My low carb take on an American classic - Keto cornbread. Crumbly, rich and buttery, just like a good cornbread should be. I added cheese, jalapeños and bacon to this one for extra flavour because we all love Mexican food, right?
Preheat the oven to 350° F / 180C / 160C fan.
Place the bacon on a greaseproof lined baking tray and bake for 20 minutes until crisp. Flip half way through cooking for even crispness! Allow to cool and chop into small bits.
In a medium bowl mix all dry ingredients - almond and coconut flour, flaxseed meal, whey protein, baking powder, salt. Last, add 1/4 cup of grated cheese, bacon and jalapenos and stir.
In a different bowl, beat the eggs with an electric mixer for about 3 minutes until airy and lighter in colour.
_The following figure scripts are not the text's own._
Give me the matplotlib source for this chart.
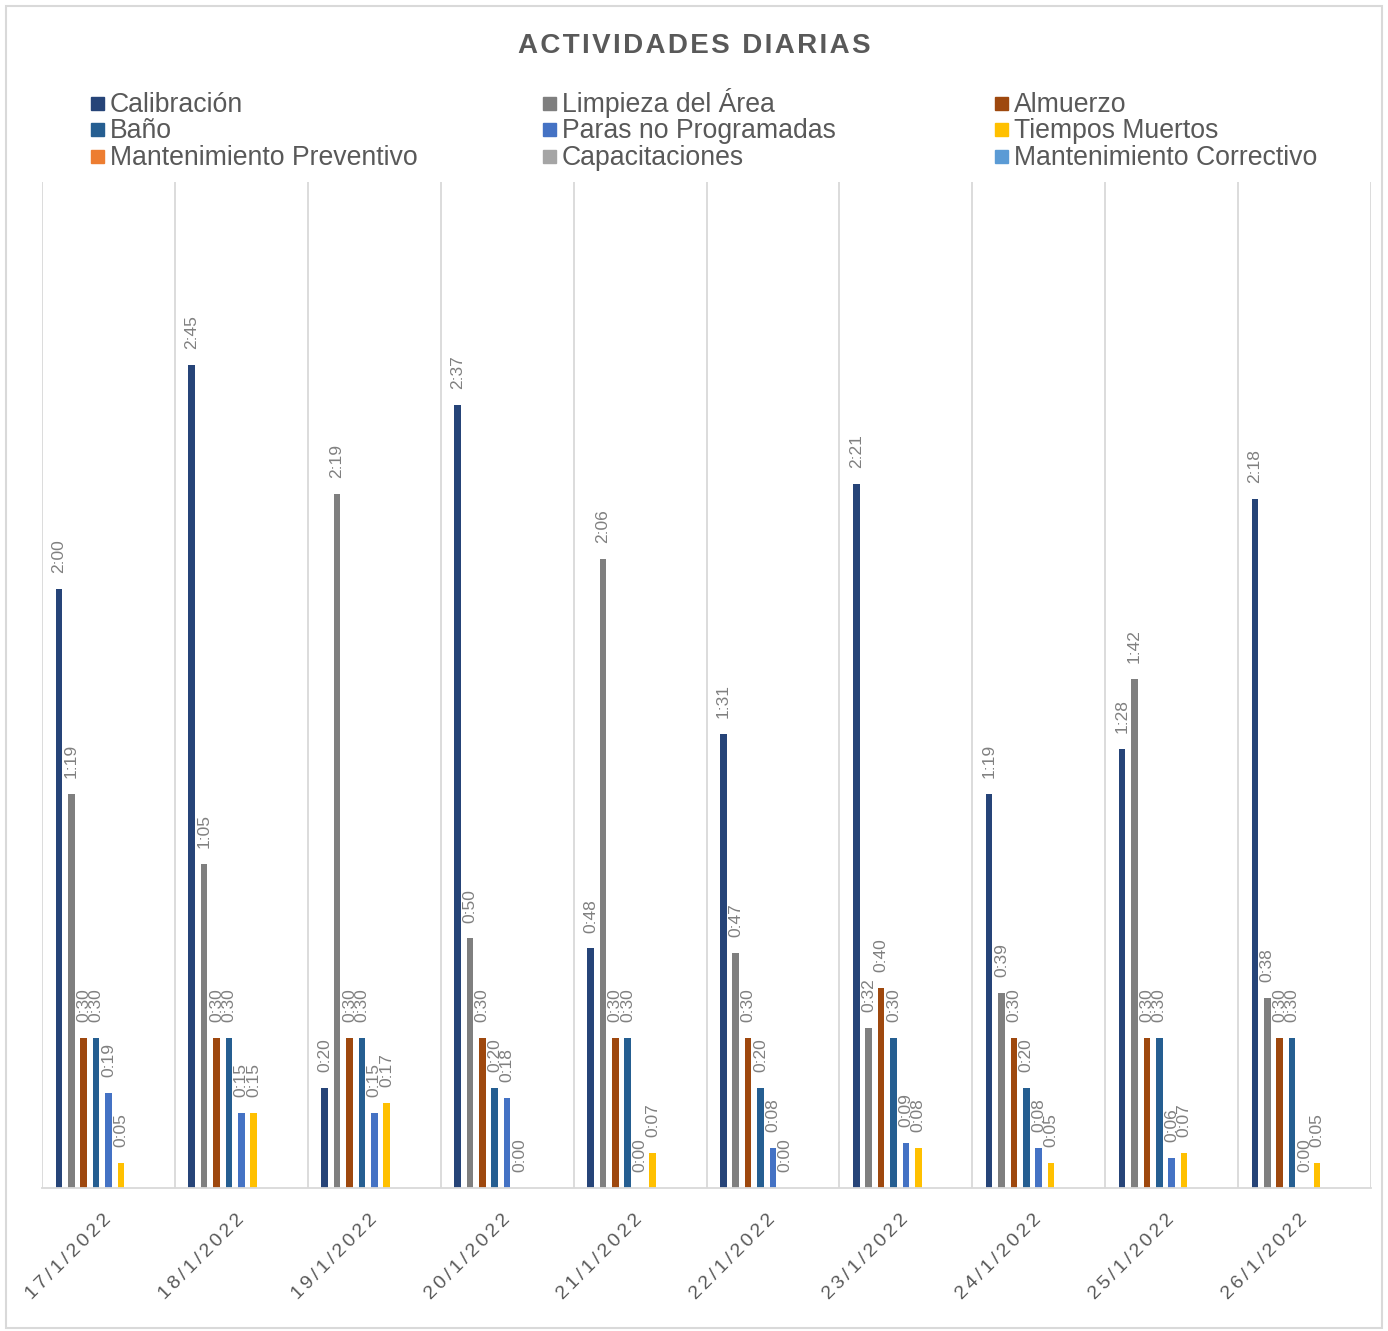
import numpy as np
import matplotlib
matplotlib.use("Agg")
import matplotlib.pyplot as plt
from matplotlib.patches import Rectangle
from matplotlib.transforms import ScaledTranslation

plt.rcParams['font.family'] = ['Liberation Sans', 'DejaVu Sans']

fechas = ["17/1/2022", "18/1/2022", "19/1/2022", "20/1/2022", "21/1/2022",
          "22/1/2022", "23/1/2022", "24/1/2022", "25/1/2022", "26/1/2022"]

# minutos por actividad y dia
calibracion = [120, 165, 20, 157, 48, 91, 141, 79, 88, 138]
limpieza = [79, 65, 139, 50, 126, 47, 32, 39, 102, 38]
almuerzo = [30, 30, 30, 30, 30, 30, 40, 30, 30, 30]
bano = [30, 30, 30, 20, 30, 20, 30, 20, 30, 30]
paras = [19, 15, 15, 18, 0, 8, 9, 8, 6, 0]
tiempos_muertos = [5, 15, 17, 0, 7, 0, 8, 5, 7, 5]
mant_preventivo = [None] * 10
capacitaciones = [None] * 10
mant_correctivo = [None] * 10

series = ["Calibración", "Limpieza del Área", "Almuerzo", "Baño",
          "Paras no Programadas", "Tiempos Muertos",
          "Mantenimiento Preventivo", "Capacitaciones", "Mantenimiento Correctivo"]
valores = [calibracion, limpieza, almuerzo, bano, paras, tiempos_muertos,
           mant_preventivo, capacitaciones, mant_correctivo]
colores = ["#264478", "#7F7F7F", "#9E480E", "#255E91", "#4472C4",
           "#FFC000", "#ED7D31", "#A5A5A5", "#5B9BD5"]

W, H = 1388, 1331


def hhmm(m):
    return "%d:%02d" % (m // 60, m % 60)


def espaciado(s, sep="\u200a"):
    return sep.join(s)


fig = plt.figure(figsize=(W / 100, H / 100), dpi=100)
ax = fig.add_axes([42 / W, 143 / H, 1329 / W, 1006 / H])

x = np.arange(len(fechas))
paso = 0.0933
ancho = 0.05
for i, (nombre, vals, c) in enumerate(zip(series, valores, colores)):
    h = np.array([np.nan if v is None else v for v in vals], dtype=float)
    cont = ax.bar(x + (i - 4) * paso, h, ancho, color=c, label=nombre)
    etiquetas = ["" if v is None else hhmm(v) for v in vals]
    ax.bar_label(cont, labels=etiquetas, padding=11.5, rotation=90,
                 fontsize=12.5, color="#808080")

ax.set_xlim(-0.5, 9.5)
ax.set_ylim(0, 201.6)
ax.set_yticks([])
ax.set_xticks(x)
ax.set_xticklabels([espaciado(f, "\u2006") for f in fechas], rotation=45,
                   ha="right", va="center", rotation_mode="anchor",
                   fontsize=14, color="#595959")
off = ScaledTranslation(6 / 100, 0, fig.dpi_scale_trans)
for t in ax.get_xticklabels():
    t.set_transform(t.get_transform() + off)
ax.tick_params(axis="x", length=0, pad=21)
ax.set_xticks(np.arange(-0.5, 10, 1), minor=True)
ax.tick_params(axis="x", which="minor", length=0)
ax.grid(axis="x", which="minor", color="#D9D9D9", lw=1.3)
ax.set_axisbelow(True)
for s in ["left", "right", "top"]:
    ax.spines[s].set_visible(False)
ax.spines["bottom"].set_color("#D9D9D9")
ax.spines["bottom"].set_linewidth(1.3)

fig.text(0.5, 1 - 53 / H, espaciado("ACTIVIDADES DIARIAS"), ha="center",
         va="baseline", fontsize=20, fontweight="bold", color="#595959")

# leyenda: tres columnas, se lee por filas
cols_x = [91, 543, 995]
filas_y = [112, 138, 165]
for j, (nombre, c) in enumerate(zip(series, colores)):
    cx = cols_x[j % 3]
    by = filas_y[j // 3]
    fig.patches.append(Rectangle((cx / W, 1 - (by - 2) / H), 13 / W, 13 / H,
                                 transform=fig.transFigure, color=c))
    fig.text((cx + 19) / W, 1 - by / H, nombre, ha="left", va="baseline",
             fontsize=19.2, color="#595959")

fig.patches.append(Rectangle((6 / W, 3 / H), 1376 / W, 1322 / H,
                             transform=fig.transFigure, fill=False,
                             edgecolor="#D9D9D9", lw=1.5))

fig.savefig("out.png", dpi=100)
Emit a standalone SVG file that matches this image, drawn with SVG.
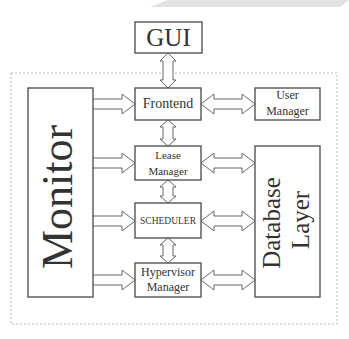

Add the butter, cream and apple cider vinegar and briefly whisk again until just combined. (Don’t over-whisk!!)
Add the dry ingredients and fold until fully incorporated.
Pour the batter into a well-greased 10 inch skillet or 9 x 5 inch casserole dish and top with 3/4 cup of cheese.
Bake for circa 30 minutes until you can insert and remove a skewer without any crumbs sticking and golden on top.
Allow to cool slightly before removing from the pan. Place on a wire rack to cool before slicing.
If you're using a cast iron skillet, don’t leave the bread in the pan for to long as it will continue cooking.
Store in an airtight container in the fridge for 2 - 3 days. Suitable for freezing.
For a cheesier bread, add an additional 1/4 cup of shredded cheddar to the dough.
If you wish, you can also sprinkle the jalapenos and bacon on top as opposed to stirring them directly into the dough. Add the jalapenos at the beginning of baking and the bacon during the last few minutes.